Today, smart thermostats, fridges, coffeemakers, and crockpots are connected to the same WiFi system as office laptops, smartphones, and home printers. Inside each smart home device is a miniature, multi-purpose computer—a circuit board that operates the device. This tiny computer has the same power and capabilities as a full desktop workstation from a dozen years ago, but is much easier to hack, as it was not designed with strong, configurable security in mind.
Added up, our smart homes are a cyberattack in the waiting, one whose repercussions may resound throughout the enterprise network, causing financial losses and reputational damage.
To minimize this risk, Kellermann advises the development of a “cyber-threat hunt team,” designated to conduct penetration tests and monitor the endpoints within a home in search of defensive weaknesses.

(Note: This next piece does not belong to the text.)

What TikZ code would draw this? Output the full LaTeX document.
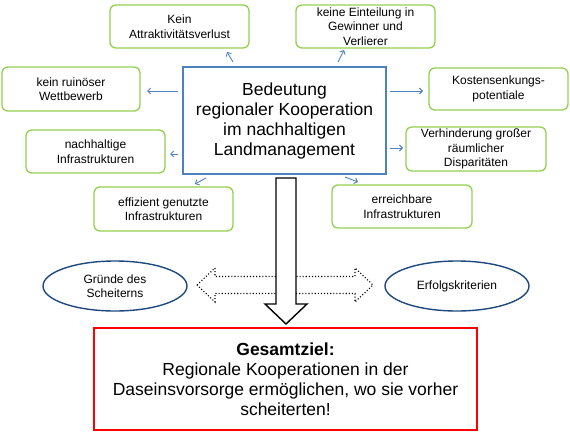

Once the hunt concludes, he recommends creating the virtual equivalent of a physical “panic room” providing safe shelter to its inhabitants.
“A traditional panic room is built when a homeowner recognizes the physical perimeter is subject to failure,” says Kellermann. “A cyber panic room is built for the same reason, in this case the recognition of the virtual perimeter’s vulnerability to failure. … With a virtual panic room, the means of suppressing an intruder is by actively hunting for them, unbeknownst to the adversary.”
He also touts the importance of the cloud in securing a home’s critical infrastructure. “The cloud provides intrinsic security—expanding telemetry and enforcement points, and increasing the speed of prevention and remediation,” he says. “It also enables IT staff to operationalize security, freeing up security resources to focus on the threat hunt.”
Smart Tactics in a Smart Home
IT security professionals, many of them working at home like the rest of us, can only do so much to reduce home-based cyber risks. Kellermann advises companies to establish strict policies and procedures governing employees’ home-based work. They include tactics like updating all software and apps on Tuesday nights, as this is when Silicon Valley pushes out all critical updates, Kellermann says.
“It’s also a smart idea to change the password on the routers to a sentence,” he says, noting that many routers come with a built-in default password. “You should be the only system administrator for your network and all devices connected to it.” In other words, just because your digital-native 10-year old set up the system, she should not be the system administrator.
Since wireless internet routers come equipped with two networks, each at a different bandwidth, Kellermann advises that one network be used for work laptops and work smartphones, and the other for the home’s smart devices.
Other home IT security tips include deploying security software on all work and home devices, turning on firewalls and encryption tools, and using Firefox as a browser. Recent tests by the German Federal Office for Information Security indicate that Firefox is the most secure browser available today.
These varied tactics are especially important since many CIOs and CISOs, along with their teams of thousands of employees, are now working at home.
“In these days of the pandemic, CISOs and CIOs are forced to maintain business continuity and resiliency, but they and their staff are working remotely and practicing social distancing like everybody else,” says Kellermann. “They’re severely limited in their ability to do all they can to insulate home offices from a cyberattack.”
To mitigate this risk, we—everyone teleworking today—must rise to the challenge and secure the perimeter of our homes against a virtual invasion. The sooner, the better.
Russ Banham is a Pulitzer-nominated journalist and best-selling author.